Can Tesla Motors Inc (NASDAQ:TSLA) keep up with the competition? The electric car market has been dominated for quite sometime by the American carmaker but this will not be the case in just a few short years, according to Mark Spiegel of Stanphyl Capital on Monday’s edition of “Closing Bell.”
Spiegel said, Tesla bulls who say that the company is going to “rule the world of electric cars” are not doing their homework and that the company has “absolutely nothing sustainably proprietary, nothing yet it is losing a massive amount of money with zero direct long-range electric car competition.”
He added that soon, every carmaker in the industry would become a direct competitor for every product Tesla has, from charging, to Autopilot, to battery technology to cars.
“Starting in just a few months and into 2018 it’s going to be swarmed with long-range electric car competition. By 2021 every single manufacturer will have” an electric car. Tesla will go from zero direct competitors to 40 direct competitors.”
The veteran analysts noted that by 2018 or 2019, Mercedes-Benz would introduce four new electric car models while sports car maker Porsche and Audi will roll out two of their own. Meanwhile, other luxury carmakers, such as Jaguar and Bentley, will reportedly introduce their own electric cars.
On the mass market end, Ford (NYSE:F) is expected to launch two new electric car models while Volkswagen will roll out five. Spiegel said that other automakers, such as Hyundai and Toyota would release even more affordable electric cars.
Spiegel added that the comparisons made by Tesla bulls to other tech companies like Amazon.com (NASDAQ:AMZN) do not fit because “Amazon financed all of its expansion through internal cash flow during the early days of the company.”
In contrast, he said, “All Elon Musk knows how to do is incinerate cash.” Spiegel is referring to the Tesla CEO’s controversial megadeals and acquisitions, something that even investors are wary about.
“Tesla lost last quarter as a GAAP number, around $20,000 for every Model 3 it sold with a base price of $70,000. Even, when accounting for some capital expenditure and research and development figures, it still lost thousands of dollars per car. There is no way in the world they can build the Model 3 for a cost of anything less than maybe $45,000-high $40,000s,” Spiegel noted.

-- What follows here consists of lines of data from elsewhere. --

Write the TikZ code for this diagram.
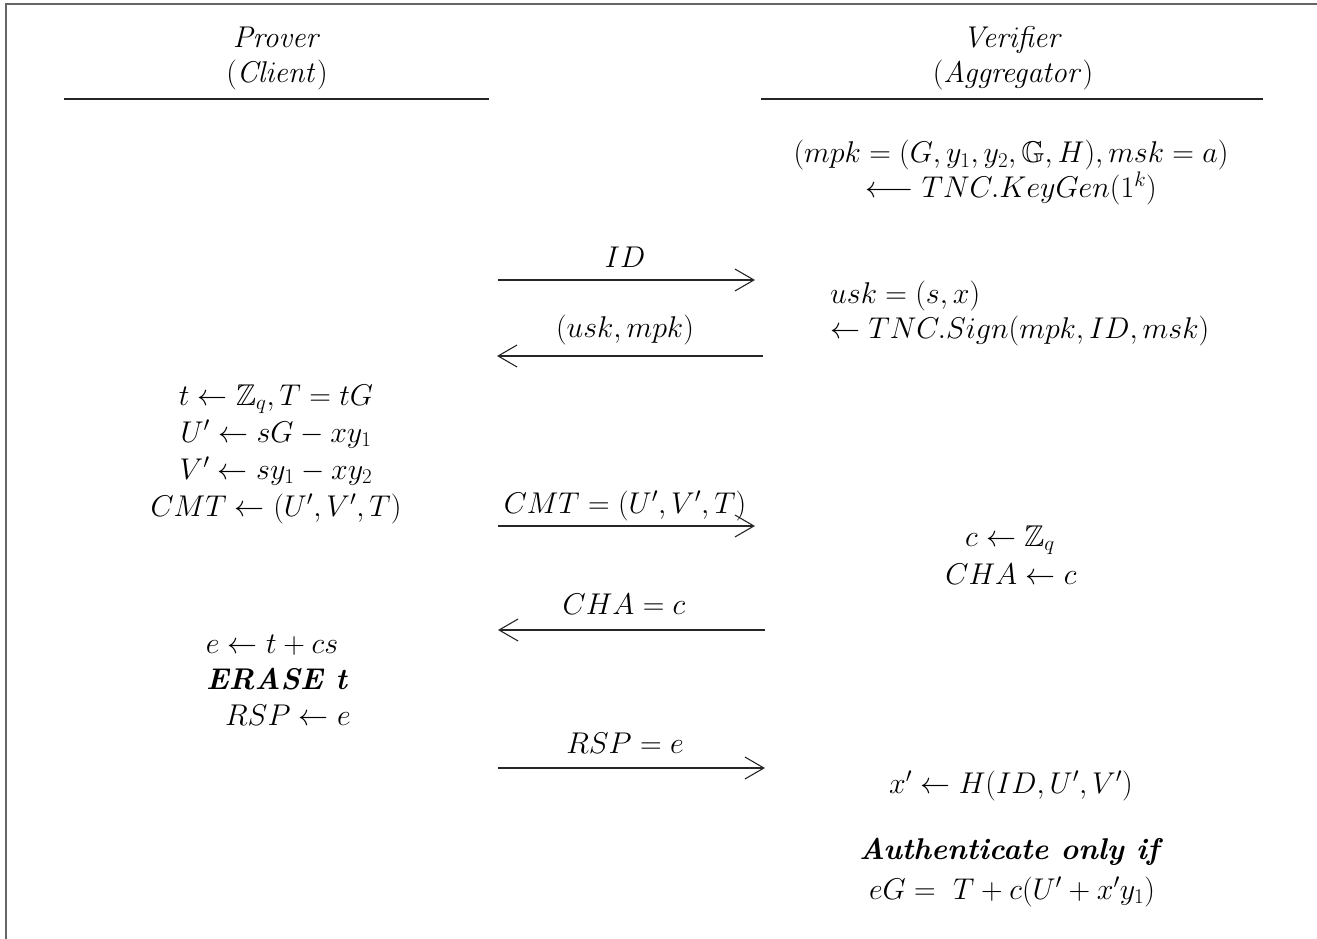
\documentclass[tikz,border=0pt]{standalone}
\usepackage{fix-cm}
\usepackage{amsmath,amssymb}
\usetikzlibrary{arrows.meta}
\begin{document}
\begin{tikzpicture}[x=1pt,y=-1pt,
  txt/.style={font=\fontsize{30}{37}\selectfont, inner sep=0pt, anchor=base},
  ltxt/.style={txt, anchor=base west},
  msg/.style={line width=1.3pt, draw=black!85, -{Straight Barb[length=19pt,width=22pt,line width=1.1pt]}},
  rule/.style={line width=1.3pt, draw=black!85},
  frame/.style={line width=1.6pt, draw=black!60}]
\useasboundingbox (0,0) rectangle (1317,939);
% frame (top and left only)
\coordinate (fTL) at (6,4);
\coordinate (fTR) at (1317,4);
\coordinate (fBL) at (6,939);
\draw[frame] (fBL) -- (fTL) -- (fTR);

% headings
\node[txt] (prover) at (277,48) {$\mathit{Prover}$};
\node[txt] (client) at (277,83) {$(\mathit{Client})$};
\node[txt] (verifier) at (1013,48) {$\mathit{Verifier}$};
\node[txt] (aggr) at (1013,83) {$(\mathit{Aggregator})$};
\coordinate (lr1) at (64,99); \coordinate (lr2) at (489,99);
\coordinate (rr1) at (761,99); \coordinate (rr2) at (1263,99);
\draw[rule] (lr1) -- (lr2);
\draw[rule] (rr1) -- (rr2);

% verifier setup
\node[txt] (keygen1) at (1011,163) {$(mpk = (G, y_1, y_2, \mathbb{G}, H), msk = a)$};
\node[txt] (keygen2) at (1011,197) {$\longleftarrow TNC.KeyGen(1^k)$};
\node[ltxt] (sign1) at (830,303) {$usk = (s, x)$};
\node[ltxt] (sign2) at (830,338) {$\leftarrow TNC.Sign(mpk, ID, msk)$};

% prover commitment
\node[txt] (p1) at (276,405) {$t \leftarrow \mathbb{Z}_q, T = tG$};
\node[txt] (p2) at (276,442) {$U' \leftarrow sG - xy_1$};
\node[txt] (p3) at (276,479) {$V' \leftarrow sy_1 - xy_2$};
\node[txt] (p4) at (276,516) {$CMT \leftarrow (U', V', T)$};

% verifier challenge
\node[txt] (v1) at (1010,546) {$c \leftarrow \mathbb{Z}_q$};
\node[txt] (v2) at (1011,584) {$CHA \leftarrow c$};

% prover response
\node[txt] (r1) at (272,653) {$e \leftarrow t + cs$};
\node[txt] (r2) at (277,689) {\textbf{\textit{ERASE t}}};
\node[txt] (r3) at (288,725) {$RSP \leftarrow e$};

% verifier check
\node[txt] (c1) at (1011,793) {$x' \leftarrow H(ID, U', V')$};
\node[txt] (c2) at (1011,859) {\textbf{\textit{Authenticate only if}}};
\node[txt] (c3) at (1012,899) {$eG =\ T + c(U' + x'y_1)$};

% messages
\coordinate (m1a) at (498,280); \coordinate (m1b) at (755,280);
\draw[msg] (m1a) -- (m1b);
\node[txt] (m1l) at (625,267) {$ID$};

\coordinate (m2a) at (763,356); \coordinate (m2b) at (497,356);
\draw[msg] (m2a) -- (m2b);
\node[txt] (m2l) at (625,337) {$(usk, mpk)$};

\coordinate (m3a) at (498,526); \coordinate (m3b) at (755,526);
\draw[msg] (m3a) -- (m3b);
\node[txt] (m3l) at (625,513) {$CMT = (U', V', T)$};

\coordinate (m4a) at (765,630); \coordinate (m4b) at (498,630);
\draw[msg] (m4a) -- (m4b);
\node[txt] (m4l) at (624,614) {$CHA = c$};

\coordinate (m5a) at (498,768); \coordinate (m5b) at (765,768);
\draw[msg] (m5a) -- (m5b);
\node[txt] (m5l) at (625,753) {$RSP = e$};
\end{tikzpicture}
\end{document}
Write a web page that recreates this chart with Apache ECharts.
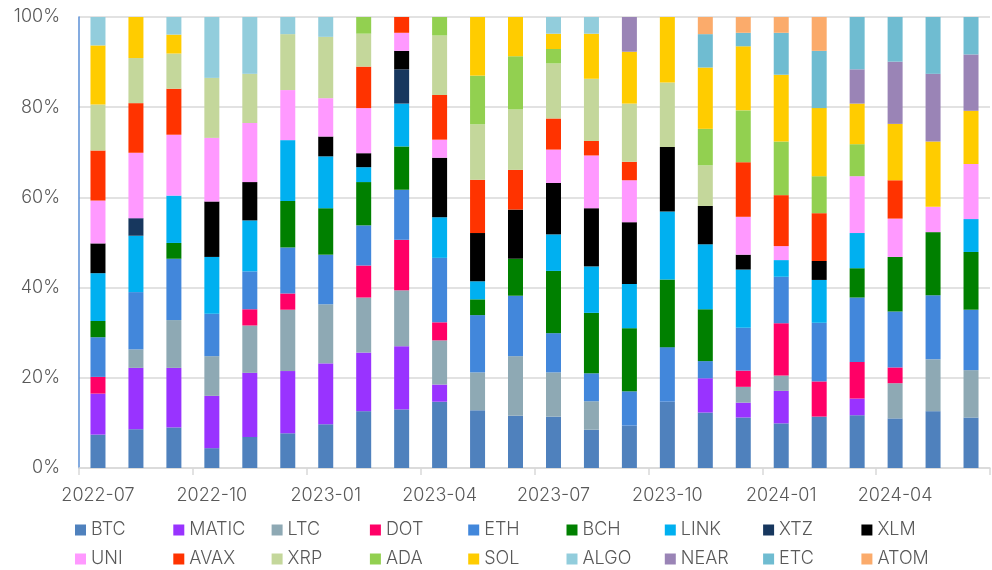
<!DOCTYPE html>
<html>
<head>
<meta charset="utf-8">
<script src="https://cdn.jsdelivr.net/npm/echarts@6/dist/echarts.min.js"></script>
<style>
  html, body { margin: 0; padding: 0; background: #fff; }
  #chart { width: 992px; height: 570px; }
</style>
</head>
<body>
<div id="chart"></div>
<script>
const months = ['2022-07','2022-08','2022-09','2022-10','2022-11','2022-12',
  '2023-01','2023-02','2023-03','2023-04','2023-05','2023-06',
  '2023-07','2023-08','2023-09','2023-10','2023-11','2023-12',
  '2024-01','2024-02','2024-03','2024-04','2024-05','2024-06'];

const coins = ['BTC','MATIC','LTC','DOT','ETH','BCH','LINK','XTZ','XLM',
  'UNI','AVAX','XRP','ADA','SOL','ALGO','NEAR','ETC','ATOM'];

const BTC   = [7.4, 8.6, 9.0, 4.4, 6.9, 7.7, 9.7, 12.6, 13.0, 14.7, 12.8, 11.6, 11.4, 8.5, 9.4, 14.7, 12.3, 11.2, 9.9, 11.4, 11.7, 11.0, 12.6, 11.2];
const MATIC = [9.1, 13.6, 13.2, 11.6, 14.2, 13.8, 13.5, 13.0, 14.0, 3.8, 0, 0, 0, 0, 0, 0, 7.6, 3.3, 7.2, 0, 3.7, 0, 0, 0];
const LTC   = [0, 4.1, 10.6, 8.8, 10.5, 13.6, 13.1, 12.2, 12.4, 9.8, 8.4, 13.2, 9.8, 6.3, 0, 0, 0, 3.5, 3.4, 0, 0, 7.8, 11.5, 10.5];
const DOT   = [3.7, 0, 0, 0, 3.6, 3.6, 0, 7.1, 11.2, 4.0, 0, 0, 0, 0, 0, 0, 0, 3.6, 11.6, 7.8, 8.1, 3.5, 0, 0];
const ETH   = [8.8, 12.7, 13.6, 9.4, 8.4, 10.2, 11.0, 8.9, 11.1, 14.3, 12.7, 13.4, 8.7, 6.2, 7.6, 12.1, 3.8, 9.5, 10.3, 13.0, 14.3, 12.4, 14.2, 13.4];
const BCH   = [3.6, 0, 3.5, 0, 0, 10.3, 10.3, 9.6, 9.6, 0, 3.5, 8.2, 13.8, 13.4, 14.0, 15.0, 11.5, 0, 0, 0, 6.5, 12.1, 14.0, 12.8];
const LINK  = [10.6, 12.5, 10.5, 12.6, 11.3, 13.5, 11.5, 3.3, 9.5, 9.0, 4.0, 0, 8.1, 10.3, 9.8, 15.1, 14.4, 12.9, 3.7, 9.5, 7.8, 0, 0, 7.3];
const XTZ   = [0, 3.9, 0, 0, 0, 0, 0, 0, 7.6, 0, 0, 0, 0, 0, 0, 0, 0, 0, 0, 0, 0, 0, 0, 0];
const XLM   = [6.6, 0, 0, 12.3, 8.5, 0, 4.4, 3.1, 4.1, 13.2, 10.7, 10.9, 11.4, 12.9, 13.7, 14.3, 8.5, 3.3, 0, 4.2, 0, 0, 0, 0];
const UNI   = [9.5, 14.5, 13.5, 14.1, 13.1, 11.1, 8.5, 10.0, 4.0, 4.0, 0, 0, 7.4, 11.7, 9.3, 0, 0, 8.4, 3.1, 0, 12.6, 8.5, 5.6, 12.2];
const AVAX  = [11.1, 11.0, 10.2, 0, 0, 0, 0, 9.2, 3.5, 9.9, 11.8, 8.8, 6.9, 3.2, 4.1, 0, 0, 12.1, 11.3, 10.6, 0, 8.5, 0, 0];
const XRP   = [10.2, 10.0, 7.8, 13.3, 10.9, 12.4, 13.6, 7.3, 0, 13.2, 12.3, 13.4, 12.2, 13.8, 12.9, 14.3, 9.0, 0, 0, 0, 0, 0, 0, 0];
const ADA   = [0, 0, 0, 0, 0, 0, 0, 3.7, 0, 4.1, 10.8, 11.8, 3.2, 0, 0, 0, 8.1, 11.5, 11.9, 8.2, 7.1, 0, 0, 0];
const SOL   = [13.1, 9.1, 4.2, 0, 0, 0, 0, 0, 0, 0, 13.0, 8.7, 3.4, 10.0, 11.5, 14.5, 13.6, 14.2, 14.8, 15.1, 9.0, 12.5, 14.5, 11.8];
const ALGO  = [6.3, 0, 3.9, 13.5, 12.6, 3.8, 4.4, 0, 0, 0, 0, 0, 3.7, 3.7, 0, 0, 0, 0, 0, 0, 0, 0, 0, 0];
const NEAR  = [0, 0, 0, 0, 0, 0, 0, 0, 0, 0, 0, 0, 0, 0, 7.7, 0, 0, 0, 0, 0, 7.6, 13.8, 15.0, 12.5];
const ETC   = [0, 0, 0, 0, 0, 0, 0, 0, 0, 0, 0, 0, 0, 0, 0, 0, 7.4, 3.0, 9.3, 12.7, 11.6, 9.9, 12.6, 8.3];
const ATOM  = [0, 0, 0, 0, 0, 0, 0, 0, 0, 0, 0, 0, 0, 0, 0, 0, 3.8, 3.5, 3.5, 7.5, 0, 0, 0, 0];

const seriesValues = [BTC, MATIC, LTC, DOT, ETH, BCH, LINK, XTZ, XLM, UNI, AVAX, XRP, ADA, SOL, ALGO, NEAR, ETC, ATOM];

const colors = ['#4f81bd','#9933ff','#8ea9b4','#ff0066','#4287db','#008000','#00b0f0','#17375e','#000000',
  '#ff99ff','#ff3300','#c4d79b','#92d050','#ffcc00','#92cddc','#9a84b6','#6fbcd1','#fbab6b'];

const yTicks = [0, 20, 40, 60, 80, 100];

const FONT = 'Inter';
const WEIGHT = 300;
const TXT = '#595959';

const legends = coins.map((name, i) => ({
  data: [name],
  left: 75 + (i % 9) * 98.3,
  top: i < 9 ? 521 : 550,
  padding: 0,
  icon: 'rect',
  itemWidth: 11,
  itemHeight: 11,
  itemGap: 0,
  textStyle: { fontFamily: FONT, fontWeight: WEIGHT, fontSize: 18, color: TXT }
}));

const chart = echarts.init(document.getElementById('chart'), null, { renderer: 'canvas' });
chart.setOption({
  animation: false,
  color: colors,
  textStyle: { fontFamily: FONT },
  grid: { left: 79, right: 2, top: 17, bottom: 102, containLabel: false },
  legend: legends,
  xAxis: {
    type: 'category',
    data: months,
    boundaryGap: true,
    axisLine: { show: true, lineStyle: { color: '#d9d9d9', width: 1.5 } },
    axisTick: { show: true, interval: 2, alignWithLabel: false, length: 7, lineStyle: { color: '#d9d9d9', width: 1.5 } },
    axisLabel: { interval: 2, margin: 19, fontFamily: FONT, fontWeight: WEIGHT, fontSize: 18, color: TXT }
  },
  yAxis: {
    type: 'value',
    min: yTicks[0],
    max: yTicks[yTicks.length - 1],
    interval: 20,
    axisLine: { show: true, lineStyle: { color: '#5b8fd6', width: 1.5 } },
    axisTick: { show: false },
    splitLine: { show: true, lineStyle: { color: '#d9d9d9', width: 1.5 } },
    axisLabel: { formatter: '{value}%', margin: 19, fontFamily: FONT, fontWeight: WEIGHT, fontSize: 18, color: TXT }
  },
  series: coins.map((name, i) => ({
    name: name,
    type: 'bar',
    stack: 'total',
    barWidth: 15,
    data: seriesValues[i],
    itemStyle: { color: colors[i] }
  }))
});
</script>
</body>
</html>
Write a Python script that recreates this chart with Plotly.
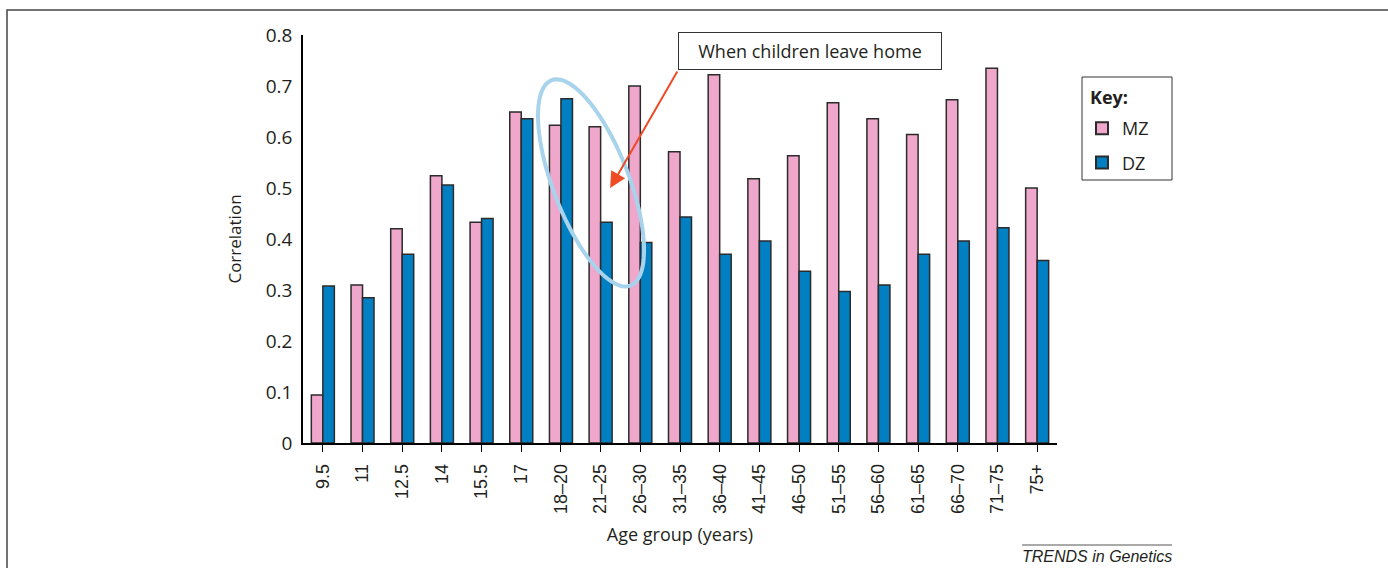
import numpy as np
import plotly.graph_objects as go

categories = ["9.5", "11", "12.5", "14", "15.5", "17", "18–20", "21–25", "26–30", "31–35",
              "36–40", "41–45", "46–50", "51–55", "56–60", "61–65", "66–70", "71–75", "75+"]
mz = [0.094, 0.310, 0.420, 0.524, 0.433, 0.649, 0.623, 0.620, 0.700, 0.571,
      0.722, 0.518, 0.563, 0.667, 0.636, 0.605, 0.673, 0.735, 0.500]
dz = [0.308, 0.285, 0.370, 0.506, 0.440, 0.636, 0.675, 0.433, 0.393, 0.443,
      0.370, 0.396, 0.337, 0.297, 0.310, 0.370, 0.396, 0.422, 0.358]
y_ticks = [0, 0.1, 0.2, 0.3, 0.4, 0.5, 0.6, 0.7, 0.8]
y_tick_text = ["0", "0.1", "0.2", "0.3", "0.4", "0.5", "0.6", "0.7", "0.8"]

PINK = "#EFA7CB"
BLUE = "#0080C3"
EDGE = "#2b2b2b"
TXT = "#231F20"

fig = go.Figure()
fig.add_trace(go.Bar(x=list(range(len(categories))), y=mz, name="MZ", legendgroup="mz",
                     marker=dict(color=PINK, line=dict(color=EDGE, width=1.5))))
fig.add_trace(go.Bar(x=list(range(len(categories))), y=dz, name="DZ", legendgroup="dz",
                     marker=dict(color=BLUE, line=dict(color=EDGE, width=1.5))))

L, R, T, B = 303, 1388 - 1057, 35, 568 - 443
W = 1388 - L - R
H = 568 - T - B
px_per_cat = W / len(categories)
px_per_unit = H / 0.8


def px_x(p):
    return (p - L) / W


def px_y(p):
    return (443 - p) / H


# ellipse highlighting the 18-20 / 21-25 groups (annotation, in axis units)
cx, cy = 6.758, 0.510
a, b, th = 110, 38, np.deg2rad(21)
t = np.linspace(0, 2 * np.pi, 90)
ex_px = a * np.cos(t) * np.sin(th) + b * np.sin(t) * np.cos(th)
ey_px = a * np.cos(t) * np.cos(th) - b * np.sin(t) * np.sin(th)
ex = cx + ex_px / px_per_cat
ey = cy - ey_px / px_per_unit
path = "M " + " L ".join(f"{x:.4f},{y:.4f}" for x, y in zip(ex, ey)) + " Z"
fig.add_shape(type="path", path=path, xref="x", yref="y",
              line=dict(color="#A8D3EC", width=4), layer="above")

# outer frame
fig.add_shape(type="rect", xref="paper", yref="paper",
              x0=px_x(7), x1=3, y0=-3, y1=px_y(10),
              line=dict(color="#444444", width=1.5))

# key box
fig.add_shape(type="rect", xref="paper", yref="paper",
              x0=px_x(1082), x1=px_x(1172), y0=px_y(180), y1=px_y(77),
              line=dict(color="#333333", width=1), fillcolor="white", layer="below")
fig.add_annotation(xref="paper", yref="paper", x=px_x(1088), y=px_y(97),
                   text="<b>Key:</b>", showarrow=False, xanchor="left", yanchor="middle",
                   font=dict(family="Open Sans", size=18, color=TXT))

# TRENDS line
fig.add_shape(type="line", xref="paper", yref="paper",
              x0=px_x(1022), x1=px_x(1172), y0=px_y(545), y1=px_y(545),
              line=dict(color="#555555", width=1))
fig.add_annotation(xref="paper", yref="paper", x=px_x(1020), y=px_y(556),
                   text="<i>TRENDS in Genetics</i>", showarrow=False,
                   xanchor="left", yanchor="middle",
                   font=dict(family="Liberation Sans, Arial", size=16, color=TXT))

# callout box
fig.add_annotation(xref="paper", yref="paper", x=px_x(810), y=px_y(51),
                   text="When children leave home", showarrow=False,
                   xanchor="center", yanchor="middle",
                   width=256, height=30, borderpad=3,
                   bordercolor="#333333", borderwidth=1, bgcolor="white",
                   font=dict(family="Open Sans", size=18, color=TXT))

# arrow
fig.add_annotation(x=7.24, y=0.5, xref="x", yref="y", text="",
                   showarrow=True, ax=68, ay=-118, axref="pixel", ayref="pixel",
                   arrowhead=2, arrowsize=1.6, arrowwidth=2, arrowcolor="#EE4B24",
                   standoff=0)

fig.update_layout(
    width=1388, height=568,
    margin=dict(l=L, r=R, t=T, b=B, autoexpand=False),
    paper_bgcolor="white", plot_bgcolor="white",
    barmode="group", bargap=0.42, bargroupgap=0,
    font=dict(family="Open Sans", color=TXT),
    showlegend=True,
    legend=dict(x=px_x(1082), y=px_y(110), xanchor="left", yanchor="top",
                borderwidth=0, bgcolor="rgba(0,0,0,0)",
                font=dict(size=18, family="Open Sans"),
                traceorder="grouped", tracegroupgap=8,
                itemsizing="constant"),
)

fig.update_xaxes(
    tickmode="array", tickvals=list(range(len(categories))), ticktext=categories,
    range=[-0.5, len(categories) - 0.5],
    tickangle=-90, ticks="outside", ticklen=7, tickcolor="black",
    tickson="boundaries", ticklabelstandoff=5,
    showline=True, linecolor="black", linewidth=1.5, showgrid=False, zeroline=False,
    tickfont=dict(family="Liberation Sans, Arial", size=18, color=TXT),
    title=dict(text="Age group (years)", font=dict(family="Open Sans", size=18, color=TXT), standoff=15),
)
fig.update_yaxes(
    range=[0, 0.8], tickmode="array", tickvals=y_ticks, ticktext=y_tick_text,
    showline=True, linecolor="black", linewidth=1.5, showgrid=False, zeroline=False,
    ticks="", ticklabelstandoff=5, tickfont=dict(family="Open Sans", size=19, color=TXT),
    title=dict(text="Correlation", font=dict(family="Open Sans", size=17, color=TXT), standoff=20),
)

fig.write_html("out.html", config={"displayModeBar": False},
               post_script="document.body.style.margin='0';")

He finished by calling Musk, “the most deceptive CEO I have ever seen. The one credible thing he does say is he doesn’t care if Tesla stays in business, if he can electrify the world of cars.”
The analyst added that there is no practical way Tesla can continue on its spending spree, especially when it is trying to penetrate the mass car market, with the amount of money it loses for the production of a Model 3 car. Can’t say Spiegel does not have some really valid points.